Sunday, March 20, 2011

Introduction to Business-How it Works

     If you are an average person, you can now make extra money with one simple investment-your time.  There are over one hundred different spare-time (even full-time) money making opportunities that require only a small time investment. Yet, they can bring you a large sum of profit.

     Some of the opportunities will call for as little effort as picking up a telephone or holding and using a pencil. The work may be effortless but it calls for sincerity, honesty, and reliability. It may feel as if you are getting something for nothing, but you are investing your time. You should be compensated for your efforts, no matter how seemingly slight.

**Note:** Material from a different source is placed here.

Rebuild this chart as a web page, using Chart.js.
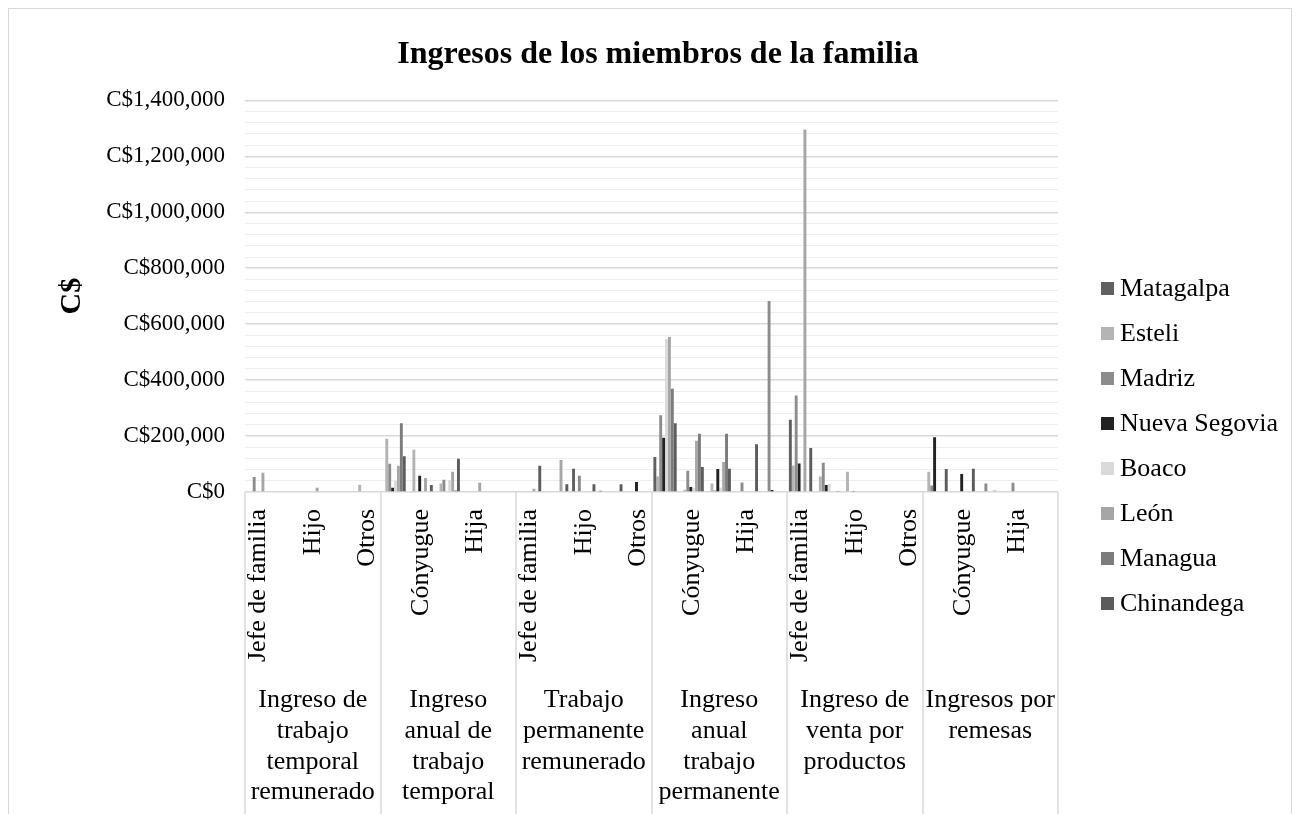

     Start out by telephoning your local County Clerk (look in the telephone book) and ask if there are any specific laws about operating a one-person home-based business. Because laws are different from state to state, you need to find out if any regulations apply in your own town:
     Meanwhile, here are three ways to set up your own home-based business.
     Very easy to set up. Ask your local County Clerk where to obtain the forms which you can easily fill out yourself. File one set with your County Clerk for a small fee. File another copy of the form with your bank and now you will have a checking account under any trade or assumed name you select.
     As a sole proprietor, you are fully responsible for any debts incurred in your business. If your business should fail, you are required to fulfill all obligations out of your pocket. All profits you make are subject to taxes as personal income.

     This arrangement is used if you have a partner in your home-based business. Ask your local County Clerk for the required forms to file. Do it at the very start to avoid later disagreements. On a sheet of paper, write down the full name of the venture, how much money each of you will invest, the obligation of each, how you will share the profits, and what are the conditions if either of you should want to leave or sell out the share in the venture. By writing all this down in the beginning, you will avoid problems at a later date.

     You may want to set up a corporation. As owner of the corporation you cannot be held personally responsible for any of the company's debts. A corporation is considered a seperate legal "person" in itself. You usually need the help of an attorney for creating a corporation. A corporation is helpful if you have more involved business deals and you require the umbrella-like safety of a separate entity. You may be cautious with your own monies and prefer a corporation to take the risk. Since a corporation is a seperate legal "person," it is taxed separately.
     Now that you are prepared, you are ready to enter into the world of many income opportunities. Good Luck!